> **Dataset content**:

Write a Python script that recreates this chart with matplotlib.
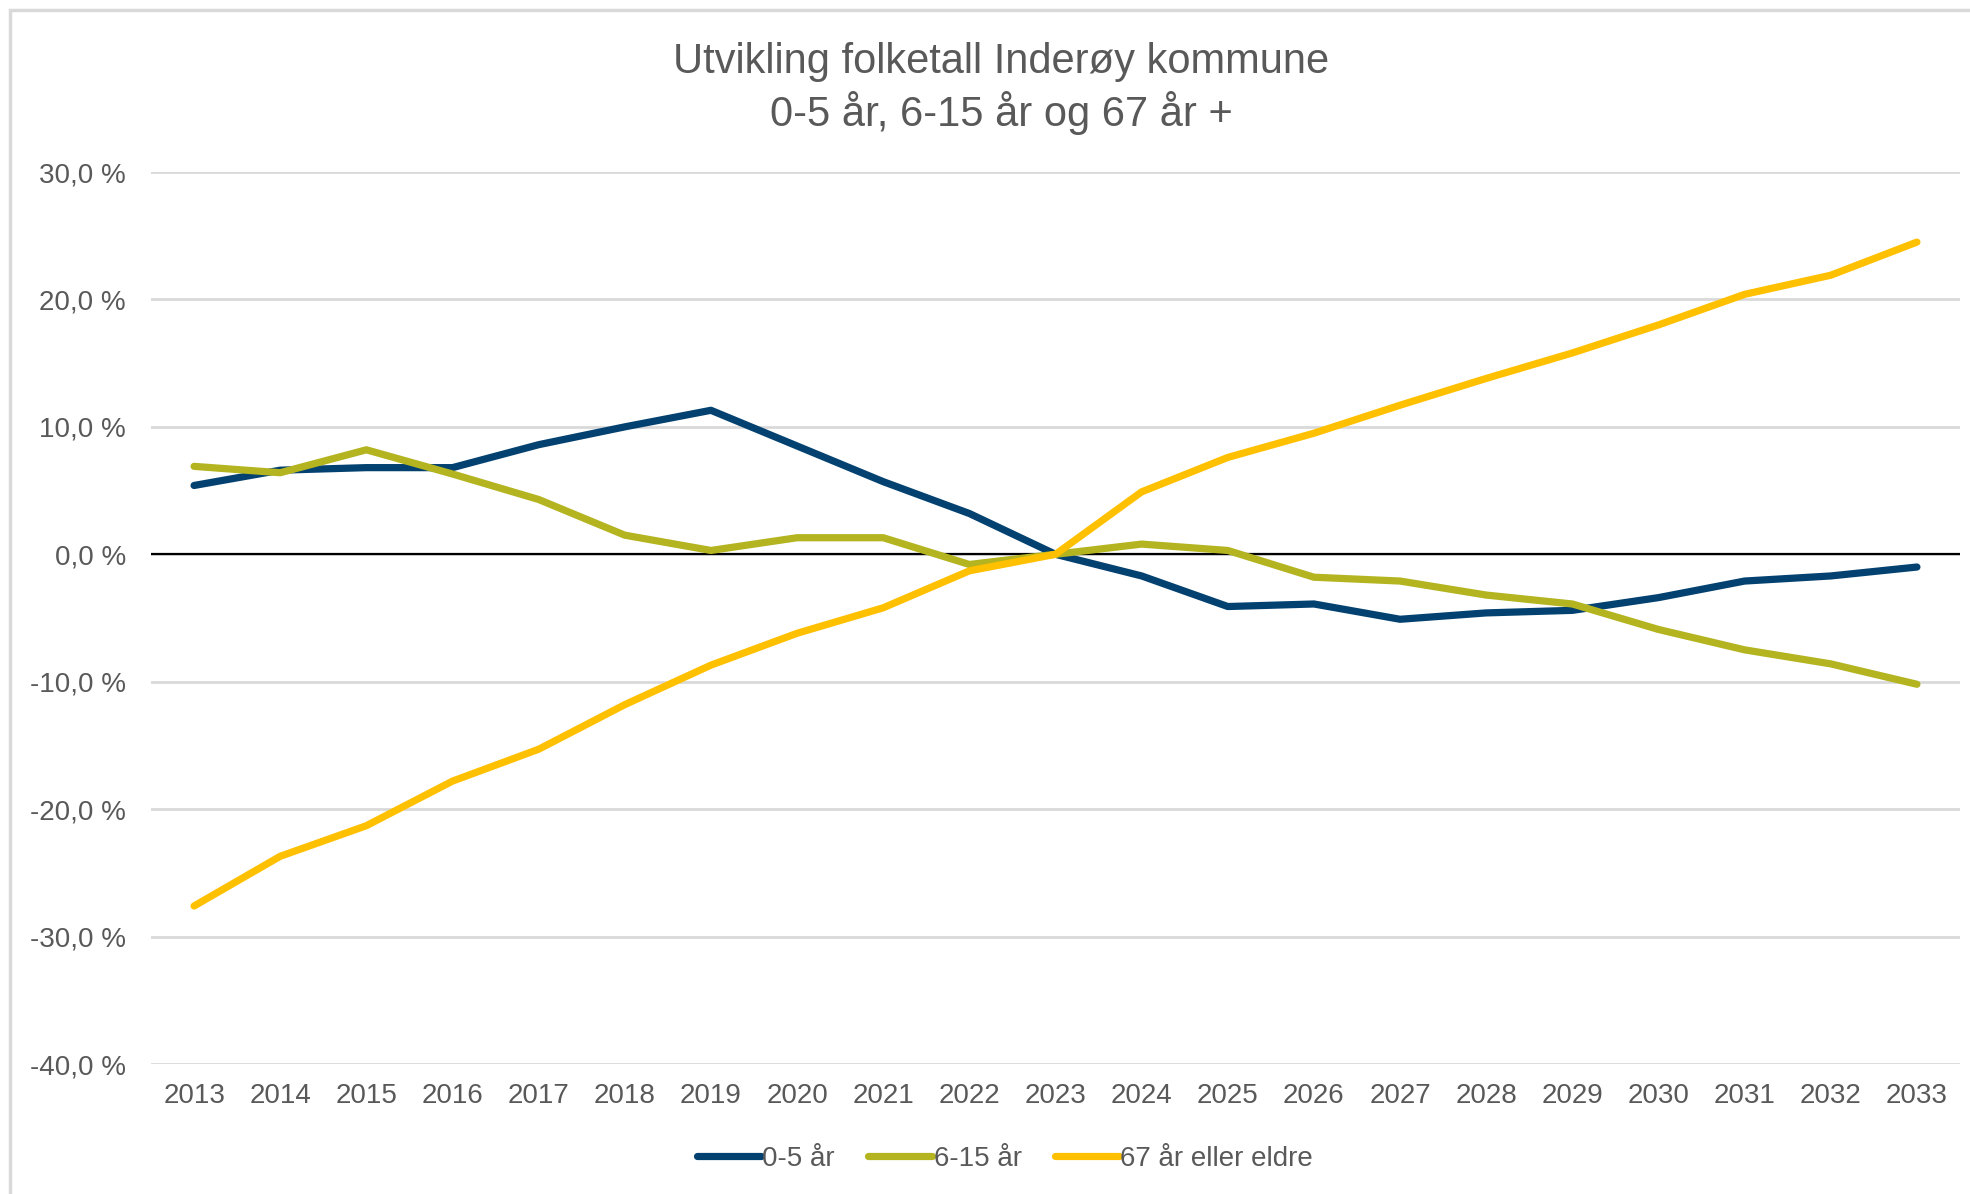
import matplotlib
matplotlib.use("Agg")
import matplotlib.pyplot as plt
from matplotlib.ticker import FuncFormatter
from matplotlib.patches import Rectangle

years = [str(y) for y in range(2013, 2034)]
barn_0_5 = [5.4, 6.6, 6.8, 6.8, 8.6, 10.0, 11.3, 8.5, 5.7, 3.2, 0.0,
            -1.7, -4.1, -3.9, -5.1, -4.6, -4.4, -3.4, -2.1, -1.7, -1.0]
barn_6_15 = [6.9, 6.4, 8.2, 6.3, 4.3, 1.5, 0.3, 1.3, 1.3, -0.8, 0.0,
             0.8, 0.3, -1.8, -2.1, -3.2, -3.9, -5.9, -7.5, -8.6, -10.2]
eldre_67 = [-27.6, -23.7, -21.3, -17.8, -15.3, -11.8, -8.7, -6.2, -4.2, -1.3, 0.0,
            4.9, 7.6, 9.5, 11.7, 13.8, 15.8, 18.0, 20.4, 21.9, 24.5]
serie_navn = ["0-5 år", "6-15 år", "67 år eller eldre"]
farger = ["#034170", "#b3b41f", "#ffc000"]
yticks = [-40, -30, -20, -10, 0, 10, 20, 30]

plt.rcParams['font.family'] = ['Liberation Sans', 'DejaVu Sans']
grey = "#595959"

fig = plt.figure(figsize=(19.7, 11.94), dpi=100)
ax = fig.add_axes([151/1970, 1 - 1064/1194, (1960-151)/1970, (1064-172)/1194])

# ramme rundt hele figuren
fig.patches.append(Rectangle((10/1970, -0.05), 1.1, 1 - 10/1194 + 0.05,
                             transform=fig.transFigure, fill=False,
                             edgecolor="#d9d9d9", linewidth=2.5, clip_on=False))

x = range(len(years))
for data, navn, c in zip([barn_0_5, barn_6_15, eldre_67], serie_navn, farger):
    ax.plot(x, data, color=c, linewidth=5.2, label=navn, solid_capstyle='round', zorder=3)

ax.axhline(0, color="black", linewidth=1.6, zorder=2)
ax.set_ylim(-40, 30)
ax.set_xlim(-0.5, len(years) - 0.5)
ax.set_yticks(yticks)
ax.yaxis.set_major_formatter(FuncFormatter(lambda v, p: ("%.1f %%" % v).replace(".", ",")))
ax.set_xticks(list(x))
ax.set_xticklabels(years)
ax.grid(axis='y', color="#d9d9d9", linewidth=2)
ax.set_axisbelow(True)
for s in ax.spines.values():
    s.set_visible(False)
ax.tick_params(axis='both', length=0, labelsize=20, labelcolor=grey)
ax.tick_params(axis='y', pad=18)
ax.tick_params(axis='x', pad=14)

fig.text(1001/1970, 1 - 62/1194, "Utvikling folketall Inderøy kommune", ha='center', va='center',
         fontsize=30, color=grey)
fig.text(1001/1970, 1 - 113/1194, "0-5 år, 6-15 år og 67 år +", ha='center', va='center',
         fontsize=30, color=grey)

fig.legend(loc='center', bbox_to_anchor=(1005/1970, 35/1194), ncol=3, frameon=False,
           fontsize=20, labelcolor=grey, handlelength=2.3, handletextpad=0.05,
           columnspacing=1.2)

fig.savefig("out.png", dpi=100)
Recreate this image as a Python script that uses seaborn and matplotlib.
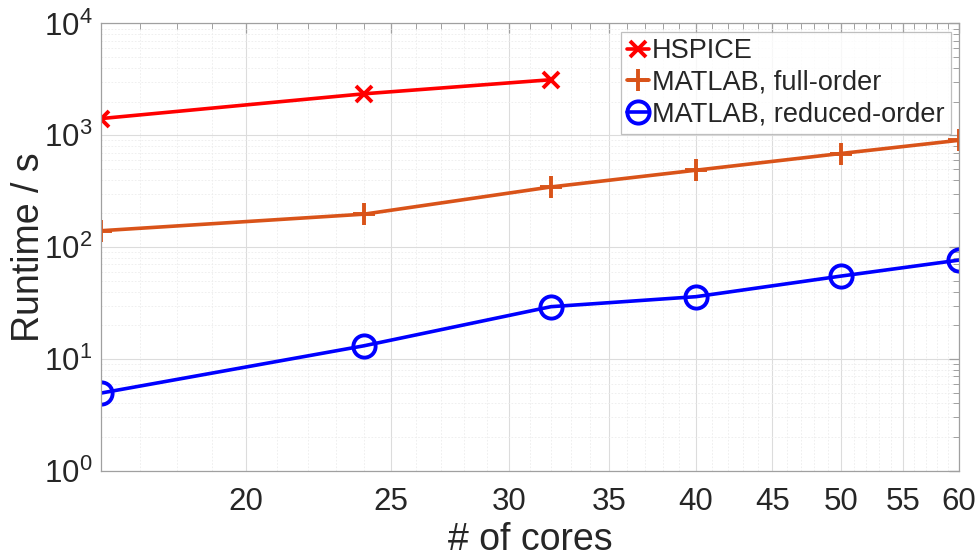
import numpy as np
import pandas as pd
import matplotlib
matplotlib.use('Agg')
import matplotlib.pyplot as plt
import matplotlib.ticker as mticker
import seaborn as sns

cores_hspice = [16, 24, 32]
runtime_hspice = [1410, 2350, 3140]

cores_full = [16, 24, 32, 40, 50, 60]
runtime_full = [140, 197, 345, 487, 687, 902]

cores_reduced = [16, 24, 32, 40, 50, 60]
runtime_reduced = [4.94, 13.1, 29.3, 36, 55, 76.5]

xtick_vals = [20, 25, 30, 35, 40, 45, 50, 55, 60]

sns.set_style('white')
plt.rcParams['font.family'] = ['Liberation Sans', 'DejaVu Sans']
plt.rcParams['mathtext.fontset'] = 'custom'
plt.rcParams['mathtext.rm'] = 'Liberation Sans'
plt.rcParams['mathtext.it'] = 'Liberation Sans'
plt.rcParams['mathtext.default'] = 'regular'

fig = plt.figure(figsize=(9.8, 5.59), dpi=100)
ax = fig.add_axes([0.1028, 0.158, 0.876, 0.800])

df_h = pd.DataFrame({'cores': cores_hspice, 'runtime': runtime_hspice})
df_f = pd.DataFrame({'cores': cores_full, 'runtime': runtime_full})
df_r = pd.DataFrame({'cores': cores_reduced, 'runtime': runtime_reduced})

sns.lineplot(data=df_h, x='cores', y='runtime', ax=ax, color='#ff0000', linewidth=2.6,
             marker='x', markersize=11, markeredgewidth=2.8, markeredgecolor='#ff0000',
             label='HSPICE')
sns.lineplot(data=df_f, x='cores', y='runtime', ax=ax, color='#d95319', linewidth=2.6,
             marker='+', markersize=16, markeredgewidth=2.8, markeredgecolor='#d95319',
             label='MATLAB, full-order')
sns.lineplot(data=df_r, x='cores', y='runtime', ax=ax, color='#0000ff', linewidth=2.6,
             marker='o', markersize=16, markeredgewidth=2.8, markerfacecolor='none',
             markeredgecolor='#0000ff', label='MATLAB, reduced-order')

ax.set_xscale('log')
ax.set_yscale('log')
ax.set_xlim(16, 60)
ax.set_ylim(1, 1e4)

ax.xaxis.set_major_locator(mticker.FixedLocator(xtick_vals))
ax.xaxis.set_major_formatter(mticker.FixedFormatter([str(v) for v in xtick_vals]))
ax.xaxis.set_minor_locator(mticker.FixedLocator([v for v in range(17, 60) if v not in xtick_vals]))
ax.xaxis.set_minor_formatter(mticker.NullFormatter())
ax.yaxis.set_major_locator(mticker.LogLocator(base=10, numticks=10))
ax.yaxis.set_major_formatter(mticker.LogFormatterMathtext())
ax.yaxis.set_minor_locator(mticker.LogLocator(base=10, subs=np.arange(2, 10), numticks=20))
ax.yaxis.set_minor_formatter(mticker.NullFormatter())

ax.grid(True, which='major', color='#dcdcdc', lw=0.8)
ax.grid(True, which='minor', color='#ececec', lw=0.6, ls=(0, (2, 2)))
ax.set_axisbelow(True)

for s in ax.spines.values():
    s.set_color('#a0a0a0')
    s.set_linewidth(0.9)
ax.tick_params(which='both', direction='in', top=True, right=True, colors='#a0a0a0',
               labelcolor='#262626', labelsize=22.5)
ax.tick_params(axis='x', which='major', pad=12)
ax.tick_params(axis='y', which='major', pad=6)
ax.tick_params(which='major', length=7, width=0.9)
ax.tick_params(which='minor', length=4, width=0.7)

ax.set_xlabel('# of cores', fontsize=27, color='#262626', labelpad=3)
ax.set_ylabel('Runtime / s', fontsize=27, color='#262626', labelpad=-2)

leg = ax.legend(loc='upper right', fontsize=19.5, handlelength=0.8, handletextpad=0.1,
                borderpad=0.25, labelspacing=0.2, frameon=True, fancybox=False,
                borderaxespad=0.3)
leg.get_frame().set_edgecolor('#b0b0b0')
leg.get_frame().set_linewidth(0.9)

fig.savefig('out.png', dpi=100)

> **What to work on**:
Repeat each entry above word for word, leaving every picture out.

> **Expected answer**:
Write a Python script that recreates this chart with matplotlib.
import matplotlib
matplotlib.use("Agg")
import matplotlib.pyplot as plt
from matplotlib.ticker import FuncFormatter
from matplotlib.patches import Rectangle

years = [str(y) for y in range(2013, 2034)]
barn_0_5 = [5.4, 6.6, 6.8, 6.8, 8.6, 10.0, 11.3, 8.5, 5.7, 3.2, 0.0,
            -1.7, -4.1, -3.9, -5.1, -4.6, -4.4, -3.4, -2.1, -1.7, -1.0]
barn_6_15 = [6.9, 6.4, 8.2, 6.3, 4.3, 1.5, 0.3, 1.3, 1.3, -0.8, 0.0,
             0.8, 0.3, -1.8, -2.1, -3.2, -3.9, -5.9, -7.5, -8.6, -10.2]
eldre_67 = [-27.6, -23.7, -21.3, -17.8, -15.3, -11.8, -8.7, -6.2, -4.2, -1.3, 0.0,
            4.9, 7.6, 9.5, 11.7, 13.8, 15.8, 18.0, 20.4, 21.9, 24.5]
serie_navn = ["0-5 år", "6-15 år", "67 år eller eldre"]
farger = ["#034170", "#b3b41f", "#ffc000"]
yticks = [-40, -30, -20, -10, 0, 10, 20, 30]

plt.rcParams['font.family'] = ['Liberation Sans', 'DejaVu Sans']
grey = "#595959"

fig = plt.figure(figsize=(19.7, 11.94), dpi=100)
ax = fig.add_axes([151/1970, 1 - 1064/1194, (1960-151)/1970, (1064-172)/1194])

# ramme rundt hele figuren
fig.patches.append(Rectangle((10/1970, -0.05), 1.1, 1 - 10/1194 + 0.05,
                             transform=fig.transFigure, fill=False,
                             edgecolor="#d9d9d9", linewidth=2.5, clip_on=False))

x = range(len(years))
for data, navn, c in zip([barn_0_5, barn_6_15, eldre_67], serie_navn, farger):
    ax.plot(x, data, color=c, linewidth=5.2, label=navn, solid_capstyle='round', zorder=3)

ax.axhline(0, color="black", linewidth=1.6, zorder=2)
ax.set_ylim(-40, 30)
ax.set_xlim(-0.5, len(years) - 0.5)
ax.set_yticks(yticks)
ax.yaxis.set_major_formatter(FuncFormatter(lambda v, p: ("%.1f %%" % v).replace(".", ",")))
ax.set_xticks(list(x))
ax.set_xticklabels(years)
ax.grid(axis='y', color="#d9d9d9", linewidth=2)
ax.set_axisbelow(True)
for s in ax.spines.values():
    s.set_visible(False)
ax.tick_params(axis='both', length=0, labelsize=20, labelcolor=grey)
ax.tick_params(axis='y', pad=18)
ax.tick_params(axis='x', pad=14)

fig.text(1001/1970, 1 - 62/1194, "Utvikling folketall Inderøy kommune", ha='center', va='center',
         fontsize=30, color=grey)
fig.text(1001/1970, 1 - 113/1194, "0-5 år, 6-15 år og 67 år +", ha='center', va='center',
         fontsize=30, color=grey)

fig.legend(loc='center', bbox_to_anchor=(1005/1970, 35/1194), ncol=3, frameon=False,
           fontsize=20, labelcolor=grey, handlelength=2.3, handletextpad=0.05,
           columnspacing=1.2)

fig.savefig("out.png", dpi=100)
Recreate this image as a Python script that uses seaborn and matplotlib.
import numpy as np
import pandas as pd
import matplotlib
matplotlib.use('Agg')
import matplotlib.pyplot as plt
import matplotlib.ticker as mticker
import seaborn as sns

cores_hspice = [16, 24, 32]
runtime_hspice = [1410, 2350, 3140]

cores_full = [16, 24, 32, 40, 50, 60]
runtime_full = [140, 197, 345, 487, 687, 902]

cores_reduced = [16, 24, 32, 40, 50, 60]
runtime_reduced = [4.94, 13.1, 29.3, 36, 55, 76.5]

xtick_vals = [20, 25, 30, 35, 40, 45, 50, 55, 60]

sns.set_style('white')
plt.rcParams['font.family'] = ['Liberation Sans', 'DejaVu Sans']
plt.rcParams['mathtext.fontset'] = 'custom'
plt.rcParams['mathtext.rm'] = 'Liberation Sans'
plt.rcParams['mathtext.it'] = 'Liberation Sans'
plt.rcParams['mathtext.default'] = 'regular'

fig = plt.figure(figsize=(9.8, 5.59), dpi=100)
ax = fig.add_axes([0.1028, 0.158, 0.876, 0.800])

df_h = pd.DataFrame({'cores': cores_hspice, 'runtime': runtime_hspice})
df_f = pd.DataFrame({'cores': cores_full, 'runtime': runtime_full})
df_r = pd.DataFrame({'cores': cores_reduced, 'runtime': runtime_reduced})

sns.lineplot(data=df_h, x='cores', y='runtime', ax=ax, color='#ff0000', linewidth=2.6,
             marker='x', markersize=11, markeredgewidth=2.8, markeredgecolor='#ff0000',
             label='HSPICE')
sns.lineplot(data=df_f, x='cores', y='runtime', ax=ax, color='#d95319', linewidth=2.6,
             marker='+', markersize=16, markeredgewidth=2.8, markeredgecolor='#d95319',
             label='MATLAB, full-order')
sns.lineplot(data=df_r, x='cores', y='runtime', ax=ax, color='#0000ff', linewidth=2.6,
             marker='o', markersize=16, markeredgewidth=2.8, markerfacecolor='none',
             markeredgecolor='#0000ff', label='MATLAB, reduced-order')

ax.set_xscale('log')
ax.set_yscale('log')
ax.set_xlim(16, 60)
ax.set_ylim(1, 1e4)

ax.xaxis.set_major_locator(mticker.FixedLocator(xtick_vals))
ax.xaxis.set_major_formatter(mticker.FixedFormatter([str(v) for v in xtick_vals]))
ax.xaxis.set_minor_locator(mticker.FixedLocator([v for v in range(17, 60) if v not in xtick_vals]))
ax.xaxis.set_minor_formatter(mticker.NullFormatter())
ax.yaxis.set_major_locator(mticker.LogLocator(base=10, numticks=10))
ax.yaxis.set_major_formatter(mticker.LogFormatterMathtext())
ax.yaxis.set_minor_locator(mticker.LogLocator(base=10, subs=np.arange(2, 10), numticks=20))
ax.yaxis.set_minor_formatter(mticker.NullFormatter())

ax.grid(True, which='major', color='#dcdcdc', lw=0.8)
ax.grid(True, which='minor', color='#ececec', lw=0.6, ls=(0, (2, 2)))
ax.set_axisbelow(True)

for s in ax.spines.values():
    s.set_color('#a0a0a0')
    s.set_linewidth(0.9)
ax.tick_params(which='both', direction='in', top=True, right=True, colors='#a0a0a0',
               labelcolor='#262626', labelsize=22.5)
ax.tick_params(axis='x', which='major', pad=12)
ax.tick_params(axis='y', which='major', pad=6)
ax.tick_params(which='major', length=7, width=0.9)
ax.tick_params(which='minor', length=4, width=0.7)

ax.set_xlabel('# of cores', fontsize=27, color='#262626', labelpad=3)
ax.set_ylabel('Runtime / s', fontsize=27, color='#262626', labelpad=-2)

leg = ax.legend(loc='upper right', fontsize=19.5, handlelength=0.8, handletextpad=0.1,
                borderpad=0.25, labelspacing=0.2, frameon=True, fancybox=False,
                borderaxespad=0.3)
leg.get_frame().set_edgecolor('#b0b0b0')
leg.get_frame().set_linewidth(0.9)

fig.savefig('out.png', dpi=100)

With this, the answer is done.